I told him we HAVE to speak in person and he agreed to tomorrow.



quote:


tragiquexcomedy



1y

THAT BABY OF YOURS IS THE FUNNIEST poo poo I'VE EVER DONE.

GRINDCORE MEGGIDO fucked around with this message at 15:49 on Apr 7, 2017

Pvt.Scott
Feb 16, 2007

What God wants, God gets, God help us all

GRINDCORE MEGGIDO posted:

I totally do, but she's outclassing him socially, financially, and also sounds like her self confidence is way higher. She's only 24.

This is what happens when you have a mix of casual gamers and min-maxers at the table. Obviously, this young lady has made careful class, feat and skill selections and has taken an early prestige level in Down-rear end Chick. Her partner is a single class fighter with nothing but ranks in ride and handle animal and feats like toughness, and he's upset that his counterpart is hogging the spotlight and upstaging him at every turn.

Tale as old as tiiiiiime~

The real fault here lies squarely on the shoulders of the GM. They need to make sure sure there are horse-based social encounters at least once per session, and that the fighter gets to sword things.

A Wizard of Goatse
Dec 14, 2014

apparently there are some contexts even goons can't crowbar their dork-rear end dungeons and dragons "jokes" into

My husband (21M) and I (23F) are being harassed after leaving our church

quote:

So several months ago my husband and I opened up the conversation of leaving our church. I had attended for many years before marriage and he started coming as soon as he was able to before marriage as well. We have been married 3 years and had attended through that time. We made the thought our decision that our lifestyle and beliefs didn't match those of our Pentecostal church, and left quietly.

Shortly after leaving we got 3 random visits from members that were unannounced asking us to return along with some texts and calls. We were honest and explained that we won't be returning. For about 2 months we would get a text or two each every week with sentiments like "Praying for you", "Miss you at church", etc. We basically ignored them.

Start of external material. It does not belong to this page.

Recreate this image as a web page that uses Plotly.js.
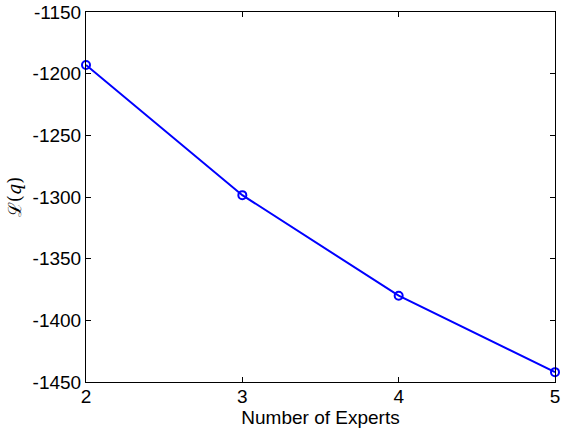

We could handle that easily but this weekend, between my husband and myself, we were contacted by at least 25 members through text, phone calls, and Facebook. Some people were given our number without our permission and some we don't even really know who they are. That's saying something because it's a very small church of less than 75 regular members, including children.

The week before I was "trapped" by a ministers wife (not within the church we left) while running errands. Even after saying 3 or 4 times that I was done with my business and HAD to leave she pushed the conversation and told me I had to find a church because my "baby needs Jesus"- and yes that is a direct quote. My child isn't even 2 years old. Eventually she hugged me and I left immediately.

Today while talking to my mother I found out that people in other churches are "concerned" about us and our relationship with God, and have stopped to talk to her about it. My mother is not a church goer and in fact is probably the farthest you can get without being a total heathen.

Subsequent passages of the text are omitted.